Yeah, Yeah, I Am the Taxman

Tax Man

In my first column, “Leap of Faith” I wrote “this space, my column, is intended to be a forum, open to discussion, open to all [...] together, we will try to challenge ourselves, to develop a dialogue, to float ideas no matter how crazy they might be.”

I’m glad to see that people are beginning to respond to the invitation. Two weeks ago, we turned these pages over to Bruce Bant, who had his rant against DADT and now, we turn to Dr. Jim Kemp, who shares his take on taxes:

 

Once again, this yearly April 15th ritual takes place. Most of you reading this article will have already filed your tax return for 2009 and paid your share. Some of you maybe received a refund after your taxes were deducted from the amount you gave to the United States during the course of the year.

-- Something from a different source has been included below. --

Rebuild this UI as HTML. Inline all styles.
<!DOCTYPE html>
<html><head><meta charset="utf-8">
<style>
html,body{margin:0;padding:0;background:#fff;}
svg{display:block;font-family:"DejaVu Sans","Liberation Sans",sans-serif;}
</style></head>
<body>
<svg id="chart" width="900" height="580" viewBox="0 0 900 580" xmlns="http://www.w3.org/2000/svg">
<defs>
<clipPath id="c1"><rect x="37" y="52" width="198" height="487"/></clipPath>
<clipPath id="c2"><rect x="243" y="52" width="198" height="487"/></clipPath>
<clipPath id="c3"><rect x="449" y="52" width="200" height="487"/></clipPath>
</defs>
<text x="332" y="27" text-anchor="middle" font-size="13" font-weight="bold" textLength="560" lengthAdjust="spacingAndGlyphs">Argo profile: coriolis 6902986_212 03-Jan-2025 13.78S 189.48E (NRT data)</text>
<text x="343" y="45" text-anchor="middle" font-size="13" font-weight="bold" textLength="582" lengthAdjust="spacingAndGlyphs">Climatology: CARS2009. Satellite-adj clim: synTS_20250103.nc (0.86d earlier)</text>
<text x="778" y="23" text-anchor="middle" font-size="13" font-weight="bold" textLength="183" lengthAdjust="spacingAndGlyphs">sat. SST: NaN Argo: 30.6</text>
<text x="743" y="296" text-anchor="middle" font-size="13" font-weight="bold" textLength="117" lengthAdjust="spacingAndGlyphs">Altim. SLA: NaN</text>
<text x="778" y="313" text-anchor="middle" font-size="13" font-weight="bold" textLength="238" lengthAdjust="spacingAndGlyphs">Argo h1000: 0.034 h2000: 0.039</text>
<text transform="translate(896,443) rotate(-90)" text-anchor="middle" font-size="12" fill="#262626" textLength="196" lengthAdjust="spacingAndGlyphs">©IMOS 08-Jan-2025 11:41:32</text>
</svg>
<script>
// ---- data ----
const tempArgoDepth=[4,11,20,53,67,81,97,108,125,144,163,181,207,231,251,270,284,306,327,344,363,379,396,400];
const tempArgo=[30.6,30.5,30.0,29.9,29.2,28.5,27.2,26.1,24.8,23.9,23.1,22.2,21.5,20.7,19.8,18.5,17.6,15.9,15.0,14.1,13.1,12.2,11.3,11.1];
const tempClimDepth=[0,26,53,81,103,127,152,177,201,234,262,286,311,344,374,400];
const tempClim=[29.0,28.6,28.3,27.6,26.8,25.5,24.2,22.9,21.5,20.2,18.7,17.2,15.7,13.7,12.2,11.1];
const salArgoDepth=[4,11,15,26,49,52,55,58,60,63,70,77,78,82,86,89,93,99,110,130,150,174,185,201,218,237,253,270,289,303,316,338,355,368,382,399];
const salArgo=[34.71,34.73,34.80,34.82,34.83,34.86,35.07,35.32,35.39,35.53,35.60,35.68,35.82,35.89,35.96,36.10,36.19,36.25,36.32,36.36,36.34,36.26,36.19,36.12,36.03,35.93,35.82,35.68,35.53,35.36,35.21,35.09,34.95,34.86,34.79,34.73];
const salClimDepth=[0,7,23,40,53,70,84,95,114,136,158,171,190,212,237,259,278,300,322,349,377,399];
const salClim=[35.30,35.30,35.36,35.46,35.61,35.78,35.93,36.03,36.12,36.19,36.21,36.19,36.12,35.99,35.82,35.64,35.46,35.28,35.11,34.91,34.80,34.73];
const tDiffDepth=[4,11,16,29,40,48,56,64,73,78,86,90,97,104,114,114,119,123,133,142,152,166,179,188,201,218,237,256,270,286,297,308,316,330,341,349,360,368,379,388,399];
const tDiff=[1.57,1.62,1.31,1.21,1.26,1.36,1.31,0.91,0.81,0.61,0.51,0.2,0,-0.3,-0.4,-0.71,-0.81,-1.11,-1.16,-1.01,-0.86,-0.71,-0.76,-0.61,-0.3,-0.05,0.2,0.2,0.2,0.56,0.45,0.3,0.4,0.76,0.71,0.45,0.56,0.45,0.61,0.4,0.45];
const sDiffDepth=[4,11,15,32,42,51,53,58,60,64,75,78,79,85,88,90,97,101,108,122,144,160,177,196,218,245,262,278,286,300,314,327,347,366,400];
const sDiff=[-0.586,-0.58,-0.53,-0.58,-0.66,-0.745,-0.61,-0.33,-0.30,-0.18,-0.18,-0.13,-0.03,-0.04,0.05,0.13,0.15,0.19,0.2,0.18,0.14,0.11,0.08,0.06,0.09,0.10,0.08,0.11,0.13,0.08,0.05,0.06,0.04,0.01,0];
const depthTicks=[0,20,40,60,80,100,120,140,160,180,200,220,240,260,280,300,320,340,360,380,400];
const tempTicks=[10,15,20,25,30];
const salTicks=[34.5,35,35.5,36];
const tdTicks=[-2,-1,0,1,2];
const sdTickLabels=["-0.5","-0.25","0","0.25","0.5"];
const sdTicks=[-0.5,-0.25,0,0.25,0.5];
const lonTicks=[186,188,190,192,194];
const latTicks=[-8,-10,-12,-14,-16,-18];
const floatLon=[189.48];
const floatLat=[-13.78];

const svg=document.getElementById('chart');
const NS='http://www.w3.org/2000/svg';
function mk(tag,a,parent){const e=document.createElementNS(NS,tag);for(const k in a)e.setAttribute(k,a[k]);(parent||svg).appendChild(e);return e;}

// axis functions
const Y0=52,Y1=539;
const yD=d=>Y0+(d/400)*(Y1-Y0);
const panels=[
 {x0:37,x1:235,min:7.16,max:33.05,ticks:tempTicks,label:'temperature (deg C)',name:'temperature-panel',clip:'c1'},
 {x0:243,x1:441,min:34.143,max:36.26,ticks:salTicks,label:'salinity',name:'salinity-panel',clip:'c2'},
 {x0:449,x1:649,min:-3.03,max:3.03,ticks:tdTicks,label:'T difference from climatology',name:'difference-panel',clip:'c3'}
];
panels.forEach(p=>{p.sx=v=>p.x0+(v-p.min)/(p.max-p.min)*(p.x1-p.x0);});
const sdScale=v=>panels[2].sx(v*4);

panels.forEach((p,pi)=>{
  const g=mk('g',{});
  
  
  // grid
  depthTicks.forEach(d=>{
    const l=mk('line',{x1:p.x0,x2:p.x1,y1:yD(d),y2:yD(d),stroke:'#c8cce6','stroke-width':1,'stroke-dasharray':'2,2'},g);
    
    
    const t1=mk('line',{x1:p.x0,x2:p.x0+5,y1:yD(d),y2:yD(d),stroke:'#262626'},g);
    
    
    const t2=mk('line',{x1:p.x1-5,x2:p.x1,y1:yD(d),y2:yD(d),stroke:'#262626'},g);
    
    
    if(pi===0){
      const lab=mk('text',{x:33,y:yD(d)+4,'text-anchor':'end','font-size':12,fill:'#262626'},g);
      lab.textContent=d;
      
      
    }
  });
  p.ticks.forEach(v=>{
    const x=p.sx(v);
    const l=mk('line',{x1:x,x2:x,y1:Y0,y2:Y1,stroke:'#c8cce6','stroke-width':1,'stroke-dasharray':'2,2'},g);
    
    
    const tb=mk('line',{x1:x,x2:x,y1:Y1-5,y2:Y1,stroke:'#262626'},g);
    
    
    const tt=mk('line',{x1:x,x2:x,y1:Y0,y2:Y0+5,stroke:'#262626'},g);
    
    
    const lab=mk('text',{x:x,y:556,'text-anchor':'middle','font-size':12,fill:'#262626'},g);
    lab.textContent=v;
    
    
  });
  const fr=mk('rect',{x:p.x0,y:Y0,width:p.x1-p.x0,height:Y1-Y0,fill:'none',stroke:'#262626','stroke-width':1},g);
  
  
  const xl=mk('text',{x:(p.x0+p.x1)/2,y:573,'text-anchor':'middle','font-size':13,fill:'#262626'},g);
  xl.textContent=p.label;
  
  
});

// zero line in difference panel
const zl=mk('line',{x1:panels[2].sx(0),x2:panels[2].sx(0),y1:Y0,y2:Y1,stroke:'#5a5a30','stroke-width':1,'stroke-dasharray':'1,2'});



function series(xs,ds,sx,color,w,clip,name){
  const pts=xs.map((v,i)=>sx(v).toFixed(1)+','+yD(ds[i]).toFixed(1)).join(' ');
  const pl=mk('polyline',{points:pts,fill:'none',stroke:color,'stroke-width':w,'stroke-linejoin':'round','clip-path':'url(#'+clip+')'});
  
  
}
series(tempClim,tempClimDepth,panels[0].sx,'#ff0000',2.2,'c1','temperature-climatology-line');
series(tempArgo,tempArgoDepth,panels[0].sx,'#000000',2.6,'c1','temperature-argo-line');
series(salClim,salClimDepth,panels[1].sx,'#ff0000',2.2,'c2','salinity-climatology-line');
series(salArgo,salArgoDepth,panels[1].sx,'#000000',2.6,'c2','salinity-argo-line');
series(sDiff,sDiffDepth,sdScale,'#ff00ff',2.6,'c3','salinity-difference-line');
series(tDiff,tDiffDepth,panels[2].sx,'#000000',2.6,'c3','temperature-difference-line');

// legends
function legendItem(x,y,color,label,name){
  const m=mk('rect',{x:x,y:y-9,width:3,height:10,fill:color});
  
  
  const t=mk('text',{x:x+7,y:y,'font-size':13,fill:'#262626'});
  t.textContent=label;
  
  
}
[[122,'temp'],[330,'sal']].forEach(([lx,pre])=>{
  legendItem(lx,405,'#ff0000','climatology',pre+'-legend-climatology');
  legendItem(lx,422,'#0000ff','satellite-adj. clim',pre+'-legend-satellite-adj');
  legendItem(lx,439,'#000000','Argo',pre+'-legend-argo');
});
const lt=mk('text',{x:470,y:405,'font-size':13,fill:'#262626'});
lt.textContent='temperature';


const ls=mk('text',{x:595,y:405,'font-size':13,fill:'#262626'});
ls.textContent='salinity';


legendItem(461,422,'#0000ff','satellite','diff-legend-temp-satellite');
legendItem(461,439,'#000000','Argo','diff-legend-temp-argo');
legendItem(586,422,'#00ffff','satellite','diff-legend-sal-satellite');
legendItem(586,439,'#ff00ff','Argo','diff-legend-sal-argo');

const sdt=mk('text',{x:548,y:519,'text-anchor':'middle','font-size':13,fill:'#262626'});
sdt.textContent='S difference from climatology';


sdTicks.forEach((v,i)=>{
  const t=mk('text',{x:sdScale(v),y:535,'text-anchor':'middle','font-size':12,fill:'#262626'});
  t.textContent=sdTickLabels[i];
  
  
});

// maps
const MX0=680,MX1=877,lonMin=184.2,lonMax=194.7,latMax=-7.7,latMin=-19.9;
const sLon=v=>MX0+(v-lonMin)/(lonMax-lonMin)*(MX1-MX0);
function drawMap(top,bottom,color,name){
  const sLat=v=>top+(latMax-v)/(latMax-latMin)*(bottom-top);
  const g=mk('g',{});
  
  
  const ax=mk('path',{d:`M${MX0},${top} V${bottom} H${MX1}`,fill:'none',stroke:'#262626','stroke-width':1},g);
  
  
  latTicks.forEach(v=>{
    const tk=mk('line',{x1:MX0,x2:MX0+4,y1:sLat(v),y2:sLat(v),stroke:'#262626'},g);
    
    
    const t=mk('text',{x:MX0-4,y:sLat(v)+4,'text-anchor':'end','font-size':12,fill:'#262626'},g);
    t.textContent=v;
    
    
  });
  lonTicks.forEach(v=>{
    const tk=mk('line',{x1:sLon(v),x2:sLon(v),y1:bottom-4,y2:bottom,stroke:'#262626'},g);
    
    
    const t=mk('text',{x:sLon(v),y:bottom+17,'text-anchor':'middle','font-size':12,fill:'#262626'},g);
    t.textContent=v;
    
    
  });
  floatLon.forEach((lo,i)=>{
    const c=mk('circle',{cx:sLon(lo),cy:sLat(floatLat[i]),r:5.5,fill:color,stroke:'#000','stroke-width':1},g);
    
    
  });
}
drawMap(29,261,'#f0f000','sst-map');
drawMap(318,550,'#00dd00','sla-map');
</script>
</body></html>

For most of us in the gay community, we paid our taxes as single taxpayers. We did so even if we were in a committed relationship, have lived for many months or many years with our partner, maybe even own a house and/or other property together, and are considered to be viable couples in our community. In essence, as homosexual couples, we don’t exist as far as the Internal Revenue Service (IRS) is concerned.

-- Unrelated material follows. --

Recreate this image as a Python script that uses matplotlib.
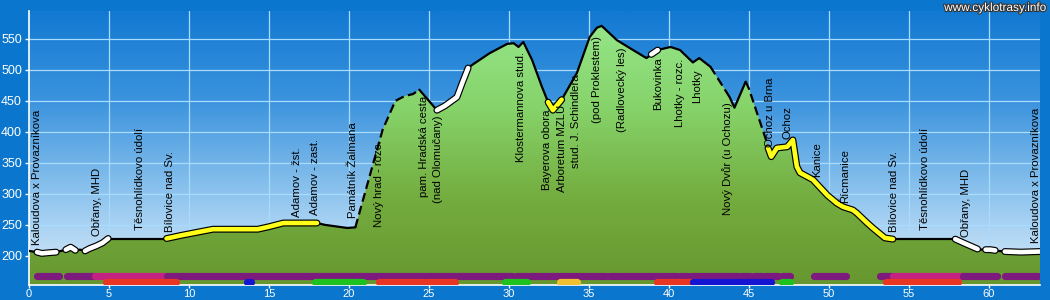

I am happy to pay my fair share of taxes to the IRS. My partner is also happy to do so. And, I hope that someday my partner and I might be able to file a joint return just like many couples do across the fifty states within this Union. I know that what I consider to be a “fair share” is not what some corporations, some wealthy individuals, some not-for-profits, and others with CPAs on the payroll consider their “fair share”. However, the scope of this article focuses on only one such entity: organized religions.

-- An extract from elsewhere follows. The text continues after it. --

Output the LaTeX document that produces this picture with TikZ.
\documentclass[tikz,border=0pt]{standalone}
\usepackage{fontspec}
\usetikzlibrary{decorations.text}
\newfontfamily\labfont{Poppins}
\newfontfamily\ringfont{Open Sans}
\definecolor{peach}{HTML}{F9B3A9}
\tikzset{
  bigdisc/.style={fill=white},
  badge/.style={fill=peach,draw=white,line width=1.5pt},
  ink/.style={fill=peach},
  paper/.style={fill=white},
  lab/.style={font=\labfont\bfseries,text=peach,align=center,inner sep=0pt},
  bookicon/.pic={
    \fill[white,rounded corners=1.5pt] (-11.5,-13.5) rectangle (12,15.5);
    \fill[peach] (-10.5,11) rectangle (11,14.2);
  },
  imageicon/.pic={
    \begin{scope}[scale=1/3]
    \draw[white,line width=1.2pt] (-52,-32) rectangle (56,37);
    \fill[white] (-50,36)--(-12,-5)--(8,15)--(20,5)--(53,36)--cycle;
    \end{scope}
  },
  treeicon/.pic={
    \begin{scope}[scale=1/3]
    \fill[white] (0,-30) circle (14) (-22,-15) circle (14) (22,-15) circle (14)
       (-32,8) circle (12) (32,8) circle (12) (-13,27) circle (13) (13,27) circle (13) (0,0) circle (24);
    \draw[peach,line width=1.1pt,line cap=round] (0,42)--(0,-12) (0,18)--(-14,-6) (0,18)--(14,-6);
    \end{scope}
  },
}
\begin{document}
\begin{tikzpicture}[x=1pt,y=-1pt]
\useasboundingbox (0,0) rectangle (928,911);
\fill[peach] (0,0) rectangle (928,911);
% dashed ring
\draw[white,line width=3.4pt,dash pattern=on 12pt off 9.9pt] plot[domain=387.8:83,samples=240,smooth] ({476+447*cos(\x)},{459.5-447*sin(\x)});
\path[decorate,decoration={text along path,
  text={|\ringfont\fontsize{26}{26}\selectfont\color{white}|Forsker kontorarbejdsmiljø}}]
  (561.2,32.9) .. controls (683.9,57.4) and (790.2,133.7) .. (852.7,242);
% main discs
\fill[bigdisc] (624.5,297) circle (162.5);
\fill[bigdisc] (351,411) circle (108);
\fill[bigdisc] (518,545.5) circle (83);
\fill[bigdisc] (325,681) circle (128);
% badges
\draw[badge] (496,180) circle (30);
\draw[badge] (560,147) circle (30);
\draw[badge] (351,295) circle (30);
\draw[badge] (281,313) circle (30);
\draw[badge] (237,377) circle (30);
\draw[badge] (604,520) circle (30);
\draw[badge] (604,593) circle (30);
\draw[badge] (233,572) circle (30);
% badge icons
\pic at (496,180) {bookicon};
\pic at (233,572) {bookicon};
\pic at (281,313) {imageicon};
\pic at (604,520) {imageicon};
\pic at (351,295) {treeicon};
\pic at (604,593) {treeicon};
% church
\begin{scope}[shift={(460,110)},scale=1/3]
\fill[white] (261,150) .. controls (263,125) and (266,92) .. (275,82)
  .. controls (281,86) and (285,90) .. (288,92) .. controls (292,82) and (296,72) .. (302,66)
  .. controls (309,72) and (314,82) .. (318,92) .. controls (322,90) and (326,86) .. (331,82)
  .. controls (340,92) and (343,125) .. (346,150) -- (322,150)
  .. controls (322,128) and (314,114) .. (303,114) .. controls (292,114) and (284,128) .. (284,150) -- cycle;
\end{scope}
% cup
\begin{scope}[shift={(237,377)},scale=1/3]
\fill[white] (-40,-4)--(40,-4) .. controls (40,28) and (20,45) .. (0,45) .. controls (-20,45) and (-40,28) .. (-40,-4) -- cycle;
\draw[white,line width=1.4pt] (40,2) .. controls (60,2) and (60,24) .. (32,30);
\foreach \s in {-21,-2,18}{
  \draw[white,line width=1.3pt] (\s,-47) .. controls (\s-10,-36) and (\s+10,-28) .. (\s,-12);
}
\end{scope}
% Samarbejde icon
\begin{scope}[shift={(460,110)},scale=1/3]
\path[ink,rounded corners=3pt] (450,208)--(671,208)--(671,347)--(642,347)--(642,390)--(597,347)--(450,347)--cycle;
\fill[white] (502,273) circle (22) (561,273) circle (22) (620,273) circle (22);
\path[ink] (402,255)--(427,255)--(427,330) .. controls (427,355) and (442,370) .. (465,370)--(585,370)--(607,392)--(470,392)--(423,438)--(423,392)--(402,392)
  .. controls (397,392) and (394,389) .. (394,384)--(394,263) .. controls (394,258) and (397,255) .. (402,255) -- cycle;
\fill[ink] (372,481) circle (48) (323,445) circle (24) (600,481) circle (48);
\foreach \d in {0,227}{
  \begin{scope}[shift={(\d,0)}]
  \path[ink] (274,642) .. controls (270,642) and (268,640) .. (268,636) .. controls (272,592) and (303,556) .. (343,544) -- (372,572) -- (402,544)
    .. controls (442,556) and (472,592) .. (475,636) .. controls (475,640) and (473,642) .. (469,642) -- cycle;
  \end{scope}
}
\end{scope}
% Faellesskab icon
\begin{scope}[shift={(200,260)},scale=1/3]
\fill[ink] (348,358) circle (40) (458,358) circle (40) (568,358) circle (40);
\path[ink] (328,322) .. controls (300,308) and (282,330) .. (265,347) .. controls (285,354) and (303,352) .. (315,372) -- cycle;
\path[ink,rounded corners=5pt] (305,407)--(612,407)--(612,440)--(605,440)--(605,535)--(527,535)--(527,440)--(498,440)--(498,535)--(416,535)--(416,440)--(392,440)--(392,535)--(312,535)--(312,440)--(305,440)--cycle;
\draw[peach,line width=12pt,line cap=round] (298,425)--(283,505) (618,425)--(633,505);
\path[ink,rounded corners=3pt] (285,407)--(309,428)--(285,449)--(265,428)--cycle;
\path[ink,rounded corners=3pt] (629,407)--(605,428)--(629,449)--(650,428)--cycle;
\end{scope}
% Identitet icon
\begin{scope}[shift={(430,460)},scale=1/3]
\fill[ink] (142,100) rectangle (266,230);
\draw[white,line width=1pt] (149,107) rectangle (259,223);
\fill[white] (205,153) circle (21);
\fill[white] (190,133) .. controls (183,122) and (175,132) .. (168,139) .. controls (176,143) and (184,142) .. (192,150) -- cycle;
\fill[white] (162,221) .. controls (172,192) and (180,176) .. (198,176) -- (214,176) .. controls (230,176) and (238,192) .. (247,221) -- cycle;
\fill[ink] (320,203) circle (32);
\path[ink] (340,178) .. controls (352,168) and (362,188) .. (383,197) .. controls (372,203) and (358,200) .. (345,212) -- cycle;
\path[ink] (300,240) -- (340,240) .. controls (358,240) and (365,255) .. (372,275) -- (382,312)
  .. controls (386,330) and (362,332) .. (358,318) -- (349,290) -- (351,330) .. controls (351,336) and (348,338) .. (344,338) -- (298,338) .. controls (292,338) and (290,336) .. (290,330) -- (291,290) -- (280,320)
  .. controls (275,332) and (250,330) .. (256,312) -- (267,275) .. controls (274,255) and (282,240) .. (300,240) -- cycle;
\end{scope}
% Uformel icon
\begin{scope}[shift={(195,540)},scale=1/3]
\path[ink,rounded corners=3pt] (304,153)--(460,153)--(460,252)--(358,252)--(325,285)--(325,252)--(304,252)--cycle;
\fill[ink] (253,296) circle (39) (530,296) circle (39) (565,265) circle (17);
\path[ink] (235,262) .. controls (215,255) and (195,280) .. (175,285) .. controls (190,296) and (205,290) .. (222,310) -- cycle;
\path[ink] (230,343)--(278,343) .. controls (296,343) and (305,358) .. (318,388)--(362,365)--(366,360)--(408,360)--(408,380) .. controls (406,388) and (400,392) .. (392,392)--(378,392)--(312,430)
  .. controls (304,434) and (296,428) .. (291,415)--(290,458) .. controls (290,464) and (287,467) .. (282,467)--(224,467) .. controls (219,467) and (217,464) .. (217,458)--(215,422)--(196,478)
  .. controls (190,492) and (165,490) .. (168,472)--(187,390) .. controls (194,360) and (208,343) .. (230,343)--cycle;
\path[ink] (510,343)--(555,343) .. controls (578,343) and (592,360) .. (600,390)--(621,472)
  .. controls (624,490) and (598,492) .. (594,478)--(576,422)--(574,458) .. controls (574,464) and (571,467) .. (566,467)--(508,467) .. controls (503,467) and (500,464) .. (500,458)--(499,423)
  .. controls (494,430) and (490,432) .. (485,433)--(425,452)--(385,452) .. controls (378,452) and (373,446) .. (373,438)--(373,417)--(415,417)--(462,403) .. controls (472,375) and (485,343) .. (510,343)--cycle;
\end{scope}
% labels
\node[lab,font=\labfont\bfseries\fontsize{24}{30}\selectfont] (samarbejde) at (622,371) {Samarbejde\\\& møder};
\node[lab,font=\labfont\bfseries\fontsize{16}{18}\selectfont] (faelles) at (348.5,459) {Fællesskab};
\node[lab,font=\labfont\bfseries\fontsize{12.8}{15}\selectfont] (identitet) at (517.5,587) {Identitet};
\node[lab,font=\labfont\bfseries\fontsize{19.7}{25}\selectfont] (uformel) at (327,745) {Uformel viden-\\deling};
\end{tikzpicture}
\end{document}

It galls me that recognized, organized religions are exempt from paying taxes to the IRS under the Internal Revenue Code Section 501(a) (3). Recognized, organized religions do not pay taxes on most property they own, income they generate, or contributions they may receive for charitable, educational, scientific, and literary endeavors. The reason this galls me so is that most of these organized religions are very vocal in their opposition to the “gay lifestyle.” Yet, they want me, and other gay individuals, to pay our taxes to the IRS so they can continue to evade paying their “fair share.”

I don’t expect recognized, organized religions will care about what is written here and change their attitude. I do hope, however, that some of you will at least go to the sites listed with this article as starting points so that you can understand the enormity of the issue, and I hope you will recall the gist of this article when the collection plate is passed around or you receive a solicitation to give money to organized religious endeavors focusing on charitable, educational, scientific, and literary outreach.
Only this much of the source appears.